Yusuf Qardawi menyatakan bahwa kondisi masyarakat yang selalu berubah dan berkembang, akan senantiasa melahirkan masalah-masalah baru yang memerlukan jawaban secara pasti tentang status hukumnya, terutama zaman sekarang ini, di mana ijtihad (mengerahkan segala kemampuan dalam menanggung beban) menjadi lebih dibutuhkan. Sebab, saat ini telah terjadi perubahan luar biasa dalam kehidupan sosial jika dibandingkan zaman dahulu.
Rasulullah SAW dalam menyampaikan ajaran Islam kepada umat manusia telah memberikan kebebasan kepada para cendekiawan (ulama) yang memenuhi syarat (kualifikasi) untuk memikirkan dan mencarikan solusi terhadap berbagai permasalahan hidup yang dihadapi umat manusia. Sebagaimana sabda Rasulullah SAW yang disampaikan oleh Aisyah yang berbunyi, “Jika sesuatu (berhubungan) dengan urusan duniamu, maka hal itu diserahkan kepadamu, dan jika sesuatu itu (berhubungan) dengan urusan agamamu, maka harus diserahkan kepadaku.”

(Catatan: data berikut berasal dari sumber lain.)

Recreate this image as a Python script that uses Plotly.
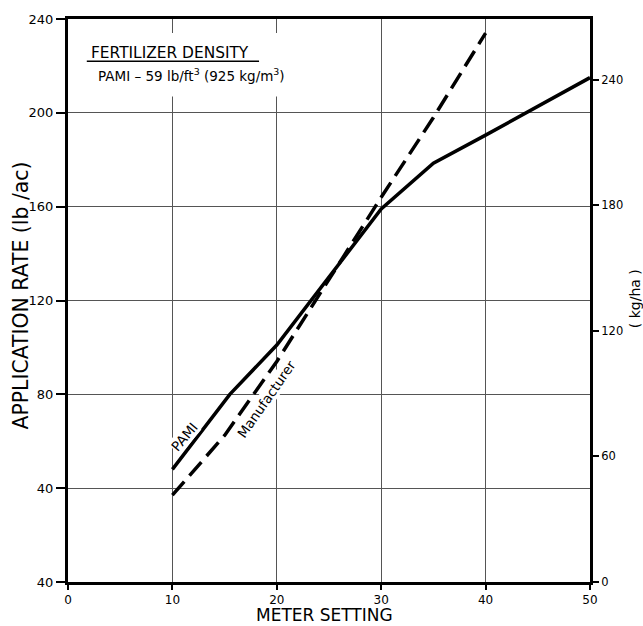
import plotly.graph_objects as go

# ---- data ----
meter_pami = [10, 15.5, 20, 30, 35, 40, 50]
rate_pami = [48, 80, 101, 159, 178.5, 190.5, 215]

meter_mfr = [10, 15, 20, 25, 30, 35, 40]
rate_mfr = [37, 62.5, 94, 129, 164, 198, 234]

x_ticks = [0, 10, 20, 30, 40, 50]
y_ticks = [0, 40, 80, 120, 160, 200, 240]
y_tick_text = ["40", "40", "80", "120", "160", "200", "240"]
kg_ticks = [0, 60, 120, 180, 240]
LB_AC_TO_KG_HA = 1.12085

FONT = "DejaVu Sans"

fig = go.Figure()
fig.add_trace(go.Scatter(x=meter_pami, y=rate_pami, mode="lines", name="PAMI",
                         line=dict(color="black", width=3.5)))
fig.add_trace(go.Scatter(x=meter_mfr, y=rate_mfr, mode="lines", name="Manufacturer",
                         line=dict(color="black", width=3.5, dash="18px,8px")))
# invisible trace to activate the right axis
fig.add_trace(go.Scatter(x=[0, 50], y=[0, 240 * LB_AC_TO_KG_HA], yaxis="y2",
                         mode="lines", line=dict(width=0), hoverinfo="skip",
                         showlegend=False, opacity=0))

fig.update_layout(
    width=643, height=626,
    margin=dict(l=68, r=53, t=16, b=44),
    paper_bgcolor="white", plot_bgcolor="white",
    showlegend=False,
    font=dict(family=FONT, color="black"),
    xaxis=dict(range=[0, 50], tickvals=x_ticks, ticks="outside", ticklen=5,
               tickwidth=2, tickcolor="black",
               showgrid=True, gridcolor="#555", gridwidth=1,
               showline=True, linecolor="black", linewidth=3, mirror=True,
               zeroline=False, tickfont=dict(size=12, family=FONT)),
    yaxis=dict(range=[0, 240], tickvals=y_ticks, ticktext=y_tick_text,
               ticks="outside", ticklen=9, tickwidth=2, tickcolor="black",
               showgrid=True, gridcolor="#555", gridwidth=1,
               showline=True, linecolor="black", linewidth=3,
               zeroline=False, tickfont=dict(size=13, family=FONT)),
    yaxis2=dict(range=[0, 240 * LB_AC_TO_KG_HA], tickvals=kg_ticks,
                overlaying="y", side="right", ticks="outside", ticklen=6,
                tickwidth=2, tickcolor="black", showgrid=False,
                showline=True, linecolor="black", linewidth=3,
                zeroline=False, tickfont=dict(size=11.5, family=FONT)),
)

annotations = [
    dict(x=9.8, y=225.5, xref="x", yref="y", text="FERTILIZER DENSITY",
         showarrow=False, font=dict(size=15.4, family=FONT, color="black")),
    dict(x=11.8, y=216.3, xref="x", yref="y",
         text="PAMI – 59 lb/ft<sup>3</sup> (925 kg/m<sup>3</sup>)",
         showarrow=False, font=dict(size=13.5, family=FONT, color="black")),
    # line labels
    dict(x=11.1, y=62, xref="x", yref="y", text="PAMI", textangle=-50,
         showarrow=False, bgcolor="white", borderpad=0,
         font=dict(size=13.5, family=FONT, color="black")),
    dict(x=19.0, y=78.0, xref="x", yref="y", text="Manufacturer", textangle=-55,
         showarrow=False, bgcolor="white", borderpad=0,
         font=dict(size=13.5, family=FONT, color="black")),
    # axis titles
    dict(x=-0.090, y=0.509, xref="paper", yref="paper",
         text="APPLICATION RATE (lb /ac)", textangle=-90, showarrow=False,
         xanchor="center", yanchor="middle",
         font=dict(size=20.4, family=FONT, color="black")),
    dict(x=0.4923, y=-0.0777, xref="paper", yref="paper",
         text="METER SETTING", showarrow=False, xanchor="center", yanchor="bottom",
         borderpad=0, font=dict(size=17, family=FONT, color="black")),
    dict(x=1.085, y=0.503, xref="paper", yref="paper",
         text="( kg/ha )", textangle=-90, showarrow=False,
         xanchor="center", yanchor="middle",
         font=dict(size=14, family=FONT, color="black")),
]
fig.update_layout(annotations=annotations)

# white box behind the density note (covers gridlines, under the traces)
fig.add_shape(type="rect", xref="x", yref="y", x0=1.6, x1=21.5, y0=207, y1=234,
              fillcolor="white", line=dict(width=0), layer="between")
# underline of the density heading
fig.add_shape(type="line", xref="x", yref="y", x0=1.8, x1=18.3, y0=222.0, y1=222.0,
              line=dict(color="black", width=1.5), layer="above")

fig.write_html("out.html", config={"displayModeBar": False},
               post_script="document.body.style.margin='0';")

Dari hadis Rasulullah SAW itu dapat dipahami bahwa masalah-masalah yang menyangkut persoalan muamalah yang meliputi pengembangan ilmu pengetahuan dan teknologi, maka posisi nash Alquran dan hadis lebih banyak mengarahkan dengan ayat-ayat yang bersifat umum yang masih memungkinkan untuk diinterprestasikan dan diperluas pemahaman maknanya sehingga sesuai dengan tuntutan perubahan zaman.

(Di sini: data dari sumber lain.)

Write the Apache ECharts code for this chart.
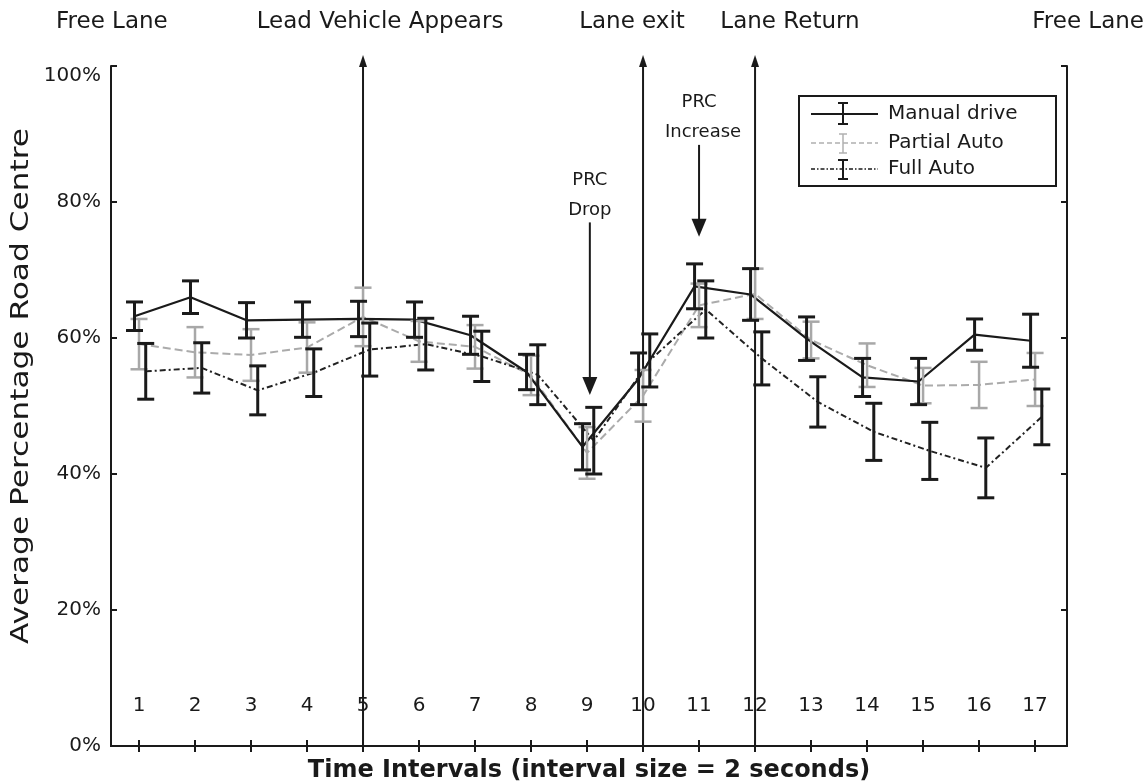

Berkaitan dengan itu, hukum Islam senantiasa elastis, luas dan berkembang. Hukum Islam tidak statis, sempit dan ketinggalan zaman, sebagaimana anggapan sebagian orang, termasuk pandangan sebagian orientalis yang kurang mengerti hukum Islam.
Menjelang abad ke-21, kondisi hukum Islam sudah sangat berbeda dengan kondisinya pada masa Rasulullah SAW. Dikutip dari studi jurnal Tantangan Hukum Islam Di Abad Modern, hukum Islam dapat dikatakan sudah tertinggal oleh hukum Barat. Bangsa Eropa yang dahulu mengenal peradaban dan pikiran Yunani berkat jasa para ilmuwan Arab Islam, justru telah lebih maju dari dunia Islam sendiri, baik dari segi ekonomi, politik, budaya, maupun hukumnya.

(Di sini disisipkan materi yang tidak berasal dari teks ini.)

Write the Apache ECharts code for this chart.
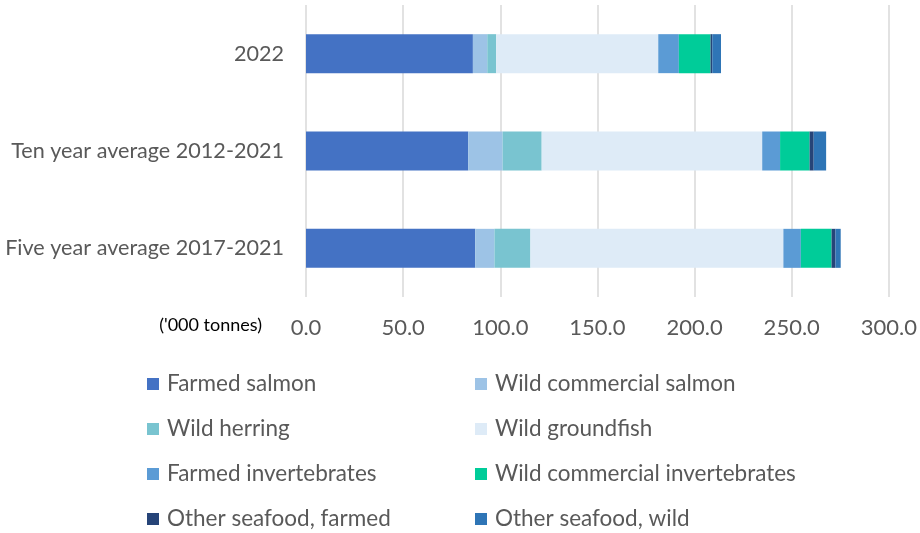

Banyaknya negara-negara yang bermunculan di dunia Islam sejak berakhirnya perang dunia kedua, termasuk Indonesia, yang notabene salah satu yang berpenduduk terbesar di dunia namun tetap memakai hukum Barat, baik perdata maupun pidana. Hanya aspek hukum keluarga seperti perkawinan, perceraian, pembagian warisan dan perwakafan yang masih diterapkan dengan hukum Islam, itupun dengan berbagai modifikasi.
Tertinggalnya hukum Islam dari hukum Barat, dikarenakan hukum Barat lebih banyak menggunakan akal (rasionalisme) dari pada hukum Islam yang lebih banyak bersumber pada wahyu Ilahi. Para ulama fiqih di masa ini agaknya harus lebih aktif dan lebih merespons terhadap persoalan-persoalan baru yang kontemporer dengan tetap mengandalkan nash Alquran dan hadis serta diperkuat kekuatan akalnya.
Tertutupnya pintu ijtihad membuat hukum Islam menjadi stagnan yang ditandai dengan fanatisme yang berlebihan terhadap imam-imam mazhab, merupakan suatu kelelahan sejarah dalam perjalanan hukum Islam. Sebab, jika pemikiran hukum Islam terus dikembangkan oleh generasi-generasi selanjutnya, maka tidak mustahil hukum Islam akan mampu menyaingi hukum Barat yang kini tengah bertengger di atas. Terbukanya kembali pintu ijtihad, ternyata tidak serta merta membuat pemikir-pemikir hukum Islam dapat meresponsnya dengan baik. Hal ini tentunya karena mereka sudah terbiasa dan akrab untuk lebih mendalami hasil-hasil dari ijtihad pemikir-pemikir Islam terdahulu.
Berdasarkan Istihsan dan Pembaharuan Hukum Islam oleh Iskandar Usman, hukum Islam yang ada sekarang, pada umumnya merupakan hasil ijtihad ulama terdahulu, yaitu hasil ijtihad para ulama masa keemasan hukum Islam sejak awal abad kedua sampai pertengahan abad keempat hijriyah. Para ulama yang datang kemudian, sudah merasa puas dengan hasil ijtihad para ulama terdahulu, mereka tidak membutuhkan lagi ijtihad baru dan cukup menerapkan hasil ijtihad yang sudah ada.
Untuk kembali menggairahkan pemikiran hukum Islam itu di era modern ini, tampaknya masih membutuhkan proses yang cukup lama.